The house now has an art gallery, The Downstairs Gallery, on the garden level and an art studio on the fourth floor. All eleven fireplaces feature original mantles, true marble for the parlors, faux marble on the third floor and wood on the fourth floor.
The gentle, yet complete, restoration of this house was recognized by the Georgia Department of Natural Resources, Historic Preservation Division, as one of the outstanding rehabilitations of 2007. The Historic Savannah Foundation also gave a Historic Preservation Award in 2007 as one of the City’s best renovations.

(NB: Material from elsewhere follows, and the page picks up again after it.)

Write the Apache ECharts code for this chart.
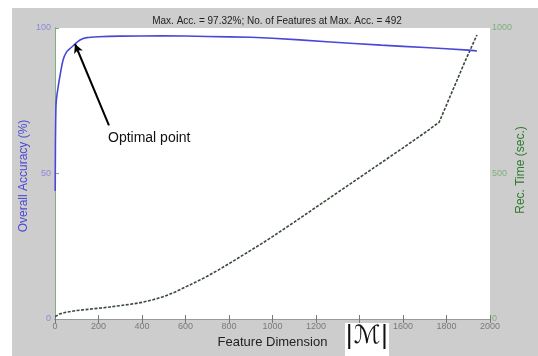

Transcript of the announcement in a Savannah newspaper, circa 1882:
On Gordon near Whitaker, a splendid private residence is being rapidly completed under the personal supervision of the owner of the property, Mr. J. M. Williams. It is three stories on basement, with very handsome octagon front. The exterior is roughcast, and then washed with Georgia and Portland cement giving it the appearance of freestone color. The cornice is of elaborate design and quite handsome, as also are the window cappings. The house has a double entrance, wide and attractive looking, and will be approached by neat wooden steps, with railing. There will be no portico, but the door will be shadowed by a heavy Corinthian cornice, supported by iron pillars. The basement comprises three large rooms, besides wash room and kitchen. The front basement room is well lighted, and admirably suited for a billiard room. In the yard immediately connecting the kitchen is a large covered coal house, with a good size wooden window opening on the lane, through which the fuel can be passed, and thus will the littering of the yard be avoided. On the first floor above the basement are the parlors, a library and the dining room, the latter a specious, splendidly lighted and ventilated apartment, in which a table for twenty persons can easily be set. On each of the upper floors are bathrooms and water closets, with linen closets. Each of the rooms is provided with commodious closets, which nevertheless do not seem to take up much space owing to the excellent design. Throughout the entire house provision is made for gas and water, the hallways and stairways are commodious: the plastering of the finest kind, and the ceiling, particularly in the parlors, exceedingly handsome; marble mantles, with grates, are in every room. In fact in all its appointments, this residence is one of the most complete and desirable that can be found in the city. It will probably be finished by the 15th of July and can be ready for occupation. It occupied a lot which has been vacant for years and will enhance the desirableness of the neighborhood, already one of the most desirable in the city.